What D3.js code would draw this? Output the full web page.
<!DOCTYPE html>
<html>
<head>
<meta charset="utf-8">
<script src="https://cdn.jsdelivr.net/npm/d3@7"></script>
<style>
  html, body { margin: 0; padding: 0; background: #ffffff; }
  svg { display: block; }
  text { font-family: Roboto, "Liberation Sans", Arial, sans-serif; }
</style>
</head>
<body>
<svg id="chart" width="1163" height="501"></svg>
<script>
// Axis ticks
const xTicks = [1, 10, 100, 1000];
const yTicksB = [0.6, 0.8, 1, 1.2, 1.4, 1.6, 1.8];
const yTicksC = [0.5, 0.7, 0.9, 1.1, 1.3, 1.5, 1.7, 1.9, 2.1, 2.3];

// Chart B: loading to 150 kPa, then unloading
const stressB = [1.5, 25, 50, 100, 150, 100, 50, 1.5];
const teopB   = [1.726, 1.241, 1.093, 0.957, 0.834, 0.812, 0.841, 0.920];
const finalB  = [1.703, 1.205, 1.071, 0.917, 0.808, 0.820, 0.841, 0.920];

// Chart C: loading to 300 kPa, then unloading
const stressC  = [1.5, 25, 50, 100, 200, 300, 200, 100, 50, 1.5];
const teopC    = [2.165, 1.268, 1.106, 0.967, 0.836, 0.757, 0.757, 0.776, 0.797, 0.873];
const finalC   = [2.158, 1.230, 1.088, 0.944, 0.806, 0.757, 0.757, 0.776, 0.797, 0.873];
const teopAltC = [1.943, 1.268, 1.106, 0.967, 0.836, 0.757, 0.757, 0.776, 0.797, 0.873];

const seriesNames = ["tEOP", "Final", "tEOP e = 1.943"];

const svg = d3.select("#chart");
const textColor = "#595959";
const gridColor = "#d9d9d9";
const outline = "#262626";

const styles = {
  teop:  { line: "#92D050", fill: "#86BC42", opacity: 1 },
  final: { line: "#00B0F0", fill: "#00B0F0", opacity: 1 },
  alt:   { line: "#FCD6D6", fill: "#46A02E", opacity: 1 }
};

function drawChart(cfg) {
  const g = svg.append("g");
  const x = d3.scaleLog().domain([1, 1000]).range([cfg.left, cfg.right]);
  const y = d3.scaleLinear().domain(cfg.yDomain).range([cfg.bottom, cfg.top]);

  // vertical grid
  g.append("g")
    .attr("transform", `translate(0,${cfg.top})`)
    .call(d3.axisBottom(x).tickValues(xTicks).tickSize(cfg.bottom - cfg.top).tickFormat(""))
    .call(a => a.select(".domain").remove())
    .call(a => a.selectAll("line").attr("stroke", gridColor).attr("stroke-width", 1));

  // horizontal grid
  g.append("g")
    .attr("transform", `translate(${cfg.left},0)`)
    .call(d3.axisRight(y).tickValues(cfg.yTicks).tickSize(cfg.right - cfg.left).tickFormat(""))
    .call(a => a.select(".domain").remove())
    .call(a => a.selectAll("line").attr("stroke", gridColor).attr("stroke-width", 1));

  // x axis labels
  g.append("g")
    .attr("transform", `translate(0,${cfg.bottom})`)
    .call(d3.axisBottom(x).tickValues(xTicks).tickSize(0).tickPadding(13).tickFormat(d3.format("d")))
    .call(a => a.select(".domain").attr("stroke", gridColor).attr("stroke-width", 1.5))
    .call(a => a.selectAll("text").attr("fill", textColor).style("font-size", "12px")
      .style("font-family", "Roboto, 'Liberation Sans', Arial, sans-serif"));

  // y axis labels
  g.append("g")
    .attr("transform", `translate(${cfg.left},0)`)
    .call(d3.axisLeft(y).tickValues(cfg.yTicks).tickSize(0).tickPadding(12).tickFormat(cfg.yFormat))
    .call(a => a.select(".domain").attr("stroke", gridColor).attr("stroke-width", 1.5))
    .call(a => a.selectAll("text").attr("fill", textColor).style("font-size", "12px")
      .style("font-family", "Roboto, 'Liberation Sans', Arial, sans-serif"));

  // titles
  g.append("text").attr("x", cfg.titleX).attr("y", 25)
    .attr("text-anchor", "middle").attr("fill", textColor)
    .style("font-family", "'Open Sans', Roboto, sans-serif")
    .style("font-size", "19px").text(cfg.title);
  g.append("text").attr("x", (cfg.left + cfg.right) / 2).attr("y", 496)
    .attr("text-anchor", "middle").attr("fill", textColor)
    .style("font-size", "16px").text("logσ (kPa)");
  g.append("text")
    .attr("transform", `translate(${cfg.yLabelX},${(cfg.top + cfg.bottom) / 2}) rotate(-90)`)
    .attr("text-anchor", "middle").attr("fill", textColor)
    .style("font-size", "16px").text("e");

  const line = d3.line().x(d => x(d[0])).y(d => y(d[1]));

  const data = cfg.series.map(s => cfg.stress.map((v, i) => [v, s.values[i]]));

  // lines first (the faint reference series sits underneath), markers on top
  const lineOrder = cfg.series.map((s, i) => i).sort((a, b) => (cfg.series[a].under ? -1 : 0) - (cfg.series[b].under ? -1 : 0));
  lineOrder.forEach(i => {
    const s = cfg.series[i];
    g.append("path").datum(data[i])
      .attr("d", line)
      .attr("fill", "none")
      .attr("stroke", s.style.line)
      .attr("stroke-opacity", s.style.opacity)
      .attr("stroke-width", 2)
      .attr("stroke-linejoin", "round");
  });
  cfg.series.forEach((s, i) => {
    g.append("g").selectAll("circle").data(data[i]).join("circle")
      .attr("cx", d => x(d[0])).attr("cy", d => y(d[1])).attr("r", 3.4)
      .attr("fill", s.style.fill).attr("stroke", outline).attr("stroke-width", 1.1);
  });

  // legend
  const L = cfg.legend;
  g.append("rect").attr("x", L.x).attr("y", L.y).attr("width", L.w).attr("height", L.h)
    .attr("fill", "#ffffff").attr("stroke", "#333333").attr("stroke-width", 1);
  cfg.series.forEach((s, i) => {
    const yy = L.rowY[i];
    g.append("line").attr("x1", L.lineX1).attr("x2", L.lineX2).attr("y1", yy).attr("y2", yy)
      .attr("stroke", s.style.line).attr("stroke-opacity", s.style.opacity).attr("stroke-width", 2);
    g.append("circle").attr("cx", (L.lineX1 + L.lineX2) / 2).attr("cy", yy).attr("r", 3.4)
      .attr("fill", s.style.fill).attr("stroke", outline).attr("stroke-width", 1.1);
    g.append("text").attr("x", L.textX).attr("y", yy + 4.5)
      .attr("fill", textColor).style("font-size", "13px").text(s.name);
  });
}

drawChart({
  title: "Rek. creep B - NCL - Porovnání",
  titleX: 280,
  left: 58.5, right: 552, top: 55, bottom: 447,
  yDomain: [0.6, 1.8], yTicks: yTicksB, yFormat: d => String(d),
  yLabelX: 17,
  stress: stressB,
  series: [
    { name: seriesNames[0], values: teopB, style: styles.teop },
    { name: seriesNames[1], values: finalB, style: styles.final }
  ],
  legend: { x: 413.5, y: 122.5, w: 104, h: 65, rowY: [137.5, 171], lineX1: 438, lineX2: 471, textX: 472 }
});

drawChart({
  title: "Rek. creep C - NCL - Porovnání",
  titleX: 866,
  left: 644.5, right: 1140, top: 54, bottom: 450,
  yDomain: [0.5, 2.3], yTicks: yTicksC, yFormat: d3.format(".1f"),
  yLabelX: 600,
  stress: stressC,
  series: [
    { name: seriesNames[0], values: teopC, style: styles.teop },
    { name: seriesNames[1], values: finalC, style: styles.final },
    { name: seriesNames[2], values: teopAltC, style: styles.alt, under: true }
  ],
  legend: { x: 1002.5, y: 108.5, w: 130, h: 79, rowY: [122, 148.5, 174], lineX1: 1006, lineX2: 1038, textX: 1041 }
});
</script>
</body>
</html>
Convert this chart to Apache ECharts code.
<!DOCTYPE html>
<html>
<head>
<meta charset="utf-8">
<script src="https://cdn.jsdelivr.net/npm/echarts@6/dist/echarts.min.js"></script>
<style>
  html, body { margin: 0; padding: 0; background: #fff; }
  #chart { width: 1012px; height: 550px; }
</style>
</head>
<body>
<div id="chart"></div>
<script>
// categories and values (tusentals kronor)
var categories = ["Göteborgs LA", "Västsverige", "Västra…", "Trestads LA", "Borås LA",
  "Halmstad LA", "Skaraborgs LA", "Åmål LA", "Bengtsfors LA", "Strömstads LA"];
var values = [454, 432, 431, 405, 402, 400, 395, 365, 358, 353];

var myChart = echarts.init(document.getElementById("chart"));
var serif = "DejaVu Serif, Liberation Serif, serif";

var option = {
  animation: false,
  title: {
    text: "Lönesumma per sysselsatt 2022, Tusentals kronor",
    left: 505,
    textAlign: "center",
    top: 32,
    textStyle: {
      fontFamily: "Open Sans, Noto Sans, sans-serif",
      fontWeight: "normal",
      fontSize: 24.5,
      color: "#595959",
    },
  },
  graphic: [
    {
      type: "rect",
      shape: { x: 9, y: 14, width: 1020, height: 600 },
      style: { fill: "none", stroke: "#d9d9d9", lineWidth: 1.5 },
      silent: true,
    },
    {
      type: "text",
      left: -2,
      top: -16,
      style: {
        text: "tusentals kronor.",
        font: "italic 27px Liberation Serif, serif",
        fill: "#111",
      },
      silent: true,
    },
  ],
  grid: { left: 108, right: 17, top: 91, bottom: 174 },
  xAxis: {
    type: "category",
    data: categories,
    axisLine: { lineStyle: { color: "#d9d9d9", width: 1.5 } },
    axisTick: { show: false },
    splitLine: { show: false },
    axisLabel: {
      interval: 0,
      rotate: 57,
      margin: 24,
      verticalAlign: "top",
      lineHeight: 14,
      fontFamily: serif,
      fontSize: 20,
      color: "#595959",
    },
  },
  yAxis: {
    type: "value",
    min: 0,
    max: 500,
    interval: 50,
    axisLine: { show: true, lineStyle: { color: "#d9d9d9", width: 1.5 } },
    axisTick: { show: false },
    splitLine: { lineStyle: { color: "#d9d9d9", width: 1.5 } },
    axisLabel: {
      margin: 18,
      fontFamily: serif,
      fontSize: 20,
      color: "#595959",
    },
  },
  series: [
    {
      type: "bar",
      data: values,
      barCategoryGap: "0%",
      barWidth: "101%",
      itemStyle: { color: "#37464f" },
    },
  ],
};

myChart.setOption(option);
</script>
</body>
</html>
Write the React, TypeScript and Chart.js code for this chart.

▸ THE PROBLEM
Include the first line, the line containing "1.9, 2.1, 2.3];", and every line between them, copied exactly from the material above; output no other line.

▸ SOLUTION TO THIS TASK
What D3.js code would draw this? Output the full web page.
<!DOCTYPE html>
<html>
<head>
<meta charset="utf-8">
<script src="https://cdn.jsdelivr.net/npm/d3@7"></script>
<style>
  html, body { margin: 0; padding: 0; background: #ffffff; }
  svg { display: block; }
  text { font-family: Roboto, "Liberation Sans", Arial, sans-serif; }
</style>
</head>
<body>
<svg id="chart" width="1163" height="501"></svg>
<script>
// Axis ticks
const xTicks = [1, 10, 100, 1000];
const yTicksB = [0.6, 0.8, 1, 1.2, 1.4, 1.6, 1.8];
const yTicksC = [0.5, 0.7, 0.9, 1.1, 1.3, 1.5, 1.7, 1.9, 2.1, 2.3];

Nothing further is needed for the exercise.